Supporting the Chimney Breast

One of the major pieces of work we had to do was install some beams in the attic to support the existing chimney breast.

We wanted to move the one that was in our snug, as moving lots of walls around meant that it would be in the corner of the room, and we wanted it to be more central on the wall.

In order to do this, we needed to take the chimney breast down in both the snug, and in the bedroom above it (as this gave us more room in the bedroom so it seemed to make sense to do both rooms – the supporting beams would need to hold less weight this way).

Lee designed a structural support that essentially was two 5 meter long beams that ran the width of the room and sat on the solid walls at each end. These both sat either side of the chimney breast, with one smaller beam spanning them – holding up the chimney.

In order to be able to get the beams into the house (5 meters is a lot of steel to fit in!) they were each designed in two sections that could then be bolted together.

We have a tiny attic space (you’ll notice all of our bedrooms have sloped walls because they’re in the eaves of the house) and so we decided it would be much easier for the builders for them to just pull the bedroom ceiling down to access the beams.

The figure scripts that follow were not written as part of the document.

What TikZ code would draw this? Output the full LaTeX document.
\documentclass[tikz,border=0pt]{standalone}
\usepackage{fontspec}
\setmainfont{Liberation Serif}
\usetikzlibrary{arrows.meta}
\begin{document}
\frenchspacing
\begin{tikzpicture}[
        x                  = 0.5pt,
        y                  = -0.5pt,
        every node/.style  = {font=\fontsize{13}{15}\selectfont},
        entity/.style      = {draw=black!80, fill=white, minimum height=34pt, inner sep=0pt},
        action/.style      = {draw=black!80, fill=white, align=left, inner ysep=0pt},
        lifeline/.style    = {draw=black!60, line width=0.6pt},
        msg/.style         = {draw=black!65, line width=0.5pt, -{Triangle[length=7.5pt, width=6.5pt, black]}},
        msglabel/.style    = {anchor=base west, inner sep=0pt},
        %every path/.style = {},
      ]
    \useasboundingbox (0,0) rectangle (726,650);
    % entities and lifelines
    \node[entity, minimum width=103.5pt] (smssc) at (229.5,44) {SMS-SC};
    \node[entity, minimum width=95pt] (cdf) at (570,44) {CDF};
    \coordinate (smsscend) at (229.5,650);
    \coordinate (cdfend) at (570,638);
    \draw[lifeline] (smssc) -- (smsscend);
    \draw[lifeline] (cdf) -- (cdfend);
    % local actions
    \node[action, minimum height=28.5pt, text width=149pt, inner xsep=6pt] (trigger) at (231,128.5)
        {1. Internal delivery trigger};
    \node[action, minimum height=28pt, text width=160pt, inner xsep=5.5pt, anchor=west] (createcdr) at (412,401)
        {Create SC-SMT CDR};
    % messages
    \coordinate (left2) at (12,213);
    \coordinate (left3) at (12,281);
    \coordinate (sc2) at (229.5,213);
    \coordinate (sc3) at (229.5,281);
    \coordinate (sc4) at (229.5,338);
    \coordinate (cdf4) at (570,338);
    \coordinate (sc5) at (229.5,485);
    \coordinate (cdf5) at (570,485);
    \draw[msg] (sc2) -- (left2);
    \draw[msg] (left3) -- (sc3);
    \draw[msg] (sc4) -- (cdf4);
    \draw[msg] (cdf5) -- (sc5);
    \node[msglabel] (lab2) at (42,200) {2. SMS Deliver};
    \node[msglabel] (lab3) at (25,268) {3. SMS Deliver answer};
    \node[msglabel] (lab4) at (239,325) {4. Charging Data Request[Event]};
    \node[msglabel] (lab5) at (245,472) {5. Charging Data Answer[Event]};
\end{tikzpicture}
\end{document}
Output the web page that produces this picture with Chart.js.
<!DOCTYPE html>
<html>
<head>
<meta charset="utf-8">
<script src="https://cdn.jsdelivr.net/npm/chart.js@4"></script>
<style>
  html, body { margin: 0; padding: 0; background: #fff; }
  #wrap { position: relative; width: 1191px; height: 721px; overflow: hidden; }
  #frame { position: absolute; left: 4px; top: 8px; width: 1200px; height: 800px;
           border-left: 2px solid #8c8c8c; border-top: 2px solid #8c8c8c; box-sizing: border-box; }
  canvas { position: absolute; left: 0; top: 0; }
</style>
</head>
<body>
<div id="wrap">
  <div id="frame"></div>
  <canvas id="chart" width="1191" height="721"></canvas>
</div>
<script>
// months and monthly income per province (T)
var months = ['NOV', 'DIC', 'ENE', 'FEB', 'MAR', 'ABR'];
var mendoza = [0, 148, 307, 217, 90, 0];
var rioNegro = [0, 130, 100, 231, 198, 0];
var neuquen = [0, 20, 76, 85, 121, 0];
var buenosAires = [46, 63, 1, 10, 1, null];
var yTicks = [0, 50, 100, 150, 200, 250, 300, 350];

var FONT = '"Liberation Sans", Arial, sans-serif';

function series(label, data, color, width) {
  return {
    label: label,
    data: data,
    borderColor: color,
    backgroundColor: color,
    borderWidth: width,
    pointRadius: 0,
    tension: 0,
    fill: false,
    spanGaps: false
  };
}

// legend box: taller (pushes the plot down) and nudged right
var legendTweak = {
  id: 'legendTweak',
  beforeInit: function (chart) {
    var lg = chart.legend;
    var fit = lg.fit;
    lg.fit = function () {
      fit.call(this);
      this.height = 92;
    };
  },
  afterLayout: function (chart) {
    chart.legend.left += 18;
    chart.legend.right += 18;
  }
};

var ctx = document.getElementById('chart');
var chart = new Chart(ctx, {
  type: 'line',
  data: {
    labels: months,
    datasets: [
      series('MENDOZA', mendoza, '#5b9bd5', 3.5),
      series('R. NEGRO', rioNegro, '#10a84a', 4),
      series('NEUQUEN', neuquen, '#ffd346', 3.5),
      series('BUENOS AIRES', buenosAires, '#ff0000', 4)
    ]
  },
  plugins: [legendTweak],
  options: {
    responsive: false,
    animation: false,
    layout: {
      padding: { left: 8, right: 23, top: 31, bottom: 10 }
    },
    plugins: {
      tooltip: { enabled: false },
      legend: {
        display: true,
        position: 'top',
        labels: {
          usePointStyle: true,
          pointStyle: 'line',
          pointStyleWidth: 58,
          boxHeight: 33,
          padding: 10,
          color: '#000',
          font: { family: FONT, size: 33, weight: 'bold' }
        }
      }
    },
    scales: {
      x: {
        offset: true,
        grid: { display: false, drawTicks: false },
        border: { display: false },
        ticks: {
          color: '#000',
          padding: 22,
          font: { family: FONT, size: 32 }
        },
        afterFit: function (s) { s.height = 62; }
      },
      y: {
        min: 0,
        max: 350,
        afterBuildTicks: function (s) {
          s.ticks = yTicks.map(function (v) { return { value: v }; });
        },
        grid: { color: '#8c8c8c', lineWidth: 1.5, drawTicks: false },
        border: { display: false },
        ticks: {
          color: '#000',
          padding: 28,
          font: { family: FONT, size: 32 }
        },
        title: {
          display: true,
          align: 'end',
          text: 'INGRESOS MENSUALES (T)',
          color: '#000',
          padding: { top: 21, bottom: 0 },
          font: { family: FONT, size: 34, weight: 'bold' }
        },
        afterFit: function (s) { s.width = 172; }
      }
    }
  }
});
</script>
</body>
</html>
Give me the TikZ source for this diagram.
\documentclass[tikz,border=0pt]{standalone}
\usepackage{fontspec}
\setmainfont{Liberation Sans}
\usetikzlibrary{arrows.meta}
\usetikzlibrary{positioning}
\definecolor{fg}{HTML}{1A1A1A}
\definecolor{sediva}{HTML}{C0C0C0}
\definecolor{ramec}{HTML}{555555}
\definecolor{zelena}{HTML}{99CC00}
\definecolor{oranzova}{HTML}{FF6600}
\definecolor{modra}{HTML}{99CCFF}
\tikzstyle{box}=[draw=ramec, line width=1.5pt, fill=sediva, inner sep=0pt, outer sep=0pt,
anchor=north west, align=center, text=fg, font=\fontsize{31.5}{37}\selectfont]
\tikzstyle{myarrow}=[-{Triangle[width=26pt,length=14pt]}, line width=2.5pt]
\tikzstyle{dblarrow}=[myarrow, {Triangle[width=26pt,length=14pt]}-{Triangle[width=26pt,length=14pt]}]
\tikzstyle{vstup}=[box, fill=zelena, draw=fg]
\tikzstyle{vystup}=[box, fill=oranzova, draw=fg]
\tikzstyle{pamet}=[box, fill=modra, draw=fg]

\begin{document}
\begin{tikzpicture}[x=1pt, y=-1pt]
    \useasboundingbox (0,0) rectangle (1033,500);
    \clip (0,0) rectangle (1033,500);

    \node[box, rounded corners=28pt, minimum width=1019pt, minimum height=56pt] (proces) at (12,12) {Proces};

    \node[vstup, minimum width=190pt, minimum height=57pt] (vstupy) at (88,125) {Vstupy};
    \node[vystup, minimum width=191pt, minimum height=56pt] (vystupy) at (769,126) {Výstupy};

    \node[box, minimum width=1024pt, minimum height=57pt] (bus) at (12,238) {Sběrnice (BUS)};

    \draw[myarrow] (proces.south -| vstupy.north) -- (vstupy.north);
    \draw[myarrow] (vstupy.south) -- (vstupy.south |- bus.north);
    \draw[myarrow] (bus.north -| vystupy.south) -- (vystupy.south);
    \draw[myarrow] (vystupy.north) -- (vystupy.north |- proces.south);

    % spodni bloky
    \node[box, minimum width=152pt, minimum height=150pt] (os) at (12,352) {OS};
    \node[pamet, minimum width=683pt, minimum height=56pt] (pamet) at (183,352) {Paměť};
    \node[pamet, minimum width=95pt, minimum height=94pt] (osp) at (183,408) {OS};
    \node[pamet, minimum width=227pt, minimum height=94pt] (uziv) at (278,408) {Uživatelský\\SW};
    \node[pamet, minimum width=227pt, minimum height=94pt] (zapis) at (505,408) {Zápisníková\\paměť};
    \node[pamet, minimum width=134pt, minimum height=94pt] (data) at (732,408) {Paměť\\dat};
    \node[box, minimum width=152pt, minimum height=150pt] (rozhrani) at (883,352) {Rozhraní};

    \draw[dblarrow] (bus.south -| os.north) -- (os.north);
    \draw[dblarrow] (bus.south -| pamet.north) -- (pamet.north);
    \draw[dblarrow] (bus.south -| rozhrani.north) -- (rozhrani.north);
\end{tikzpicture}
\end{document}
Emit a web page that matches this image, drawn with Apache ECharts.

It wouldn’t be a big job to patch it up with plasterboard, and we’d need to get a lot of rooms re plastered anyway, so it wasn’t worth the extra time it would take the builders to try and install the beams in the tiny attic space we have – to be honest I think if we’d asked that of them it would have been an impossible task.

The chimney breast is the grey brick you can see in the walls. Two beams both needed fitting with one end either side of this chimney breast, and the other side 5 meters away, above the stairs.

The other end of the beams needed fitting on the solid wall to the right of the stairs. Because we have a doorway here, we needed to fit a lintel first to support it better.

The lintel in place.


The first beam fitted…

… and bolted together

The second beam also in place.

Once the second beam was in, they could span these with a third (smaller) beam which the chimney breast now sits on. This meant they could start to pull the chimney breast down below this.

They were fitting the beams at the same time as doing various other jobs so in total in took them two day – allowing time for the mortar to go off on the pad stones (thick concrete blocks) that they’ll fitted underneath each beam.

Getting these fitted was a major job – and one Lee would really have struggled to do alone (those beams are at least a two man job) so that’s one more thing done now!